## Begin

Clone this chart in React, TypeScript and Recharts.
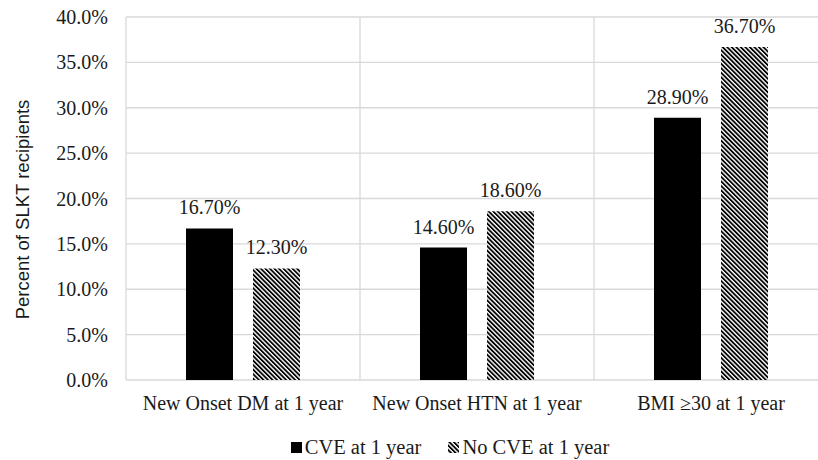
import React from 'react';
import {
  BarChart, Bar, XAxis, YAxis, CartesianGrid, Legend, LabelList, Label,
} from 'recharts';

const CATEGORIES = ['New Onset DM at 1 year', 'New Onset HTN at 1 year', 'BMI \u226530 at 1 year'];
const CVE = [16.7, 14.6, 28.9];
const NO_CVE = [12.3, 18.6, 36.7];
const Y_TICKS = [0, 5, 10, 15, 20, 25, 30, 35, 40];
const SERIES_NAMES = ['CVE at 1 year', 'No CVE at 1 year'];

const data = CATEGORIES.map((name, i) => ({ name, cve: CVE[i], noCve: NO_CVE[i] }));

const SERIF = '"Liberation Serif", "Times New Roman", serif';
const SANS = '"Liberation Sans", Arial, sans-serif';
const TEXT = '#1a1a1a';
const GRID = '#d9d9d9';

function HatchDef({ id }: { id: string }) {
  return (
    <pattern id={id} patternUnits="userSpaceOnUse" width={3.2} height={3.2}
      patternTransform="rotate(-45)">
      <rect x={0} y={0} width={3.2} height={3.2} fill="#fff" />
      <rect x={0} y={0} width={1.8} height={3.2} fill="#000" />
    </pattern>
  );
}

function LegendContent() {
  const item = (label: string, hatched: boolean) => (
    <span style={{ display: 'inline-flex', alignItems: 'center', marginRight: hatched ? 0 : 27 }}>
      <svg width={11} height={11} style={{ marginRight: 3 }}>
        {hatched && <defs><HatchDef id="legendHatch" /></defs>}
        <rect x={0} y={0} width={11} height={11} fill={hatched ? 'url(#legendHatch)' : '#000'} />
      </svg>
      {label}
    </span>
  );
  return (
    <div style={{ fontFamily: SERIF, fontSize: 20.5, color: TEXT, display: 'flex',
      justifyContent: 'center', alignItems: 'center', height: 25, whiteSpace: 'nowrap',
      paddingLeft: 72 }}>
      {item(SERIES_NAMES[0], false)}
      {item(SERIES_NAMES[1], true)}
    </div>
  );
}

export default function App() {
  return (
    <div style={{ position: 'absolute', left: 0, top: 0, width: 818, height: 460,
      overflow: 'hidden', background: '#fff' }}>
      <BarChart width={900} height={460} data={data}
        margin={{ top: 17, right: 72, left: 0, bottom: 0 }}
        barSize={47} barGap={20}>
        <defs>
          <HatchDef id="barHatch" />
        </defs>
        <CartesianGrid stroke={GRID} strokeWidth={1.3}
          verticalCoordinatesGenerator={({ offset }: any) =>
            [0, 1, 2, 3].map((i) => offset.left + (offset.width * i) / 3)} />
        <XAxis dataKey="name" axisLine={false} tickLine={false} tickSize={0} tickMargin={16}
          height={55} interval={0}
          tick={{ fontFamily: SERIF, fontSize: 20, fill: TEXT }} />
        <YAxis width={126} domain={[0, 40]} ticks={Y_TICKS} axisLine={false} tickLine={false}
          tickSize={0} tickMargin={18} interval={0}
          tickFormatter={(v) => `${Number(v).toFixed(1)}%`}
          tick={{ fontFamily: SERIF, fontSize: 20, fill: TEXT }}>
          <Label content={({ viewBox }: any) => {
            const cy = viewBox.y + viewBox.height / 2 + 11;
            return (
              <text x={29} y={cy} transform={`rotate(-90, 29, ${cy})`} textAnchor="middle"
                fontFamily={SANS} fontSize={18.5} fill={TEXT}>
                Percent of SLKT recipients
              </text>
            );
          }} />
        </YAxis>
        <Legend verticalAlign="bottom" height={25} content={<LegendContent />} />
        <Bar dataKey="cve" name={SERIES_NAMES[0]} fill="#000" isAnimationActive={false}>
          <LabelList dataKey="cve" position="top" offset={14}
            formatter={(v: any) => `${Number(v).toFixed(2)}%`}
            style={{ fontFamily: SERIF, fontSize: 20, fill: TEXT }} />
        </Bar>
        <Bar dataKey="noCve" name={SERIES_NAMES[1]} fill="url(#barHatch)" isAnimationActive={false}>
          <LabelList dataKey="noCve" position="top" offset={14}
            formatter={(v: any) => `${Number(v).toFixed(2)}%`}
            style={{ fontFamily: SERIF, fontSize: 20, fill: TEXT }} />
        </Bar>
      </BarChart>
    </div>
  );
}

## End

• **Task goal**: Pictures excluded, quote all the data above exactly.

• **Response**:
Clone this chart in React, TypeScript and Recharts.
import React from 'react';
import {
  BarChart, Bar, XAxis, YAxis, CartesianGrid, Legend, LabelList, Label,
} from 'recharts';

const CATEGORIES = ['New Onset DM at 1 year', 'New Onset HTN at 1 year', 'BMI \u226530 at 1 year'];
const CVE = [16.7, 14.6, 28.9];
const NO_CVE = [12.3, 18.6, 36.7];
const Y_TICKS = [0, 5, 10, 15, 20, 25, 30, 35, 40];
const SERIES_NAMES = ['CVE at 1 year', 'No CVE at 1 year'];

const data = CATEGORIES.map((name, i) => ({ name, cve: CVE[i], noCve: NO_CVE[i] }));

const SERIF = '"Liberation Serif", "Times New Roman", serif';
const SANS = '"Liberation Sans", Arial, sans-serif';
const TEXT = '#1a1a1a';
const GRID = '#d9d9d9';

function HatchDef({ id }: { id: string }) {
  return (
    <pattern id={id} patternUnits="userSpaceOnUse" width={3.2} height={3.2}
      patternTransform="rotate(-45)">
      <rect x={0} y={0} width={3.2} height={3.2} fill="#fff" />
      <rect x={0} y={0} width={1.8} height={3.2} fill="#000" />
    </pattern>
  );
}

function LegendContent() {
  const item = (label: string, hatched: boolean) => (
    <span style={{ display: 'inline-flex', alignItems: 'center', marginRight: hatched ? 0 : 27 }}>
      <svg width={11} height={11} style={{ marginRight: 3 }}>
        {hatched && <defs><HatchDef id="legendHatch" /></defs>}
        <rect x={0} y={0} width={11} height={11} fill={hatched ? 'url(#legendHatch)' : '#000'} />
      </svg>
      {label}
    </span>
  );
  return (
    <div style={{ fontFamily: SERIF, fontSize: 20.5, color: TEXT, display: 'flex',
      justifyContent: 'center', alignItems: 'center', height: 25, whiteSpace: 'nowrap',
      paddingLeft: 72 }}>
      {item(SERIES_NAMES[0], false)}
      {item(SERIES_NAMES[1], true)}
    </div>
  );
}

export default function App() {
  return (
    <div style={{ position: 'absolute', left: 0, top: 0, width: 818, height: 460,
      overflow: 'hidden', background: '#fff' }}>
      <BarChart width={900} height={460} data={data}
        margin={{ top: 17, right: 72, left: 0, bottom: 0 }}
        barSize={47} barGap={20}>
        <defs>
          <HatchDef id="barHatch" />
        </defs>
        <CartesianGrid stroke={GRID} strokeWidth={1.3}
          verticalCoordinatesGenerator={({ offset }: any) =>
            [0, 1, 2, 3].map((i) => offset.left + (offset.width * i) / 3)} />
        <XAxis dataKey="name" axisLine={false} tickLine={false} tickSize={0} tickMargin={16}
          height={55} interval={0}
          tick={{ fontFamily: SERIF, fontSize: 20, fill: TEXT }} />
        <YAxis width={126} domain={[0, 40]} ticks={Y_TICKS} axisLine={false} tickLine={false}
          tickSize={0} tickMargin={18} interval={0}
          tickFormatter={(v) => `${Number(v).toFixed(1)}%`}
          tick={{ fontFamily: SERIF, fontSize: 20, fill: TEXT }}>
          <Label content={({ viewBox }: any) => {
            const cy = viewBox.y + viewBox.height / 2 + 11;
            return (
              <text x={29} y={cy} transform={`rotate(-90, 29, ${cy})`} textAnchor="middle"
                fontFamily={SANS} fontSize={18.5} fill={TEXT}>
                Percent of SLKT recipients
              </text>
            );
          }} />
        </YAxis>
        <Legend verticalAlign="bottom" height={25} content={<LegendContent />} />
        <Bar dataKey="cve" name={SERIES_NAMES[0]} fill="#000" isAnimationActive={false}>
          <LabelList dataKey="cve" position="top" offset={14}
            formatter={(v: any) => `${Number(v).toFixed(2)}%`}
            style={{ fontFamily: SERIF, fontSize: 20, fill: TEXT }} />
        </Bar>
        <Bar dataKey="noCve" name={SERIES_NAMES[1]} fill="url(#barHatch)" isAnimationActive={false}>
          <LabelList dataKey="noCve" position="top" offset={14}
            formatter={(v: any) => `${Number(v).toFixed(2)}%`}
            style={{ fontFamily: SERIF, fontSize: 20, fill: TEXT }} />
        </Bar>
      </BarChart>
    </div>
  );
}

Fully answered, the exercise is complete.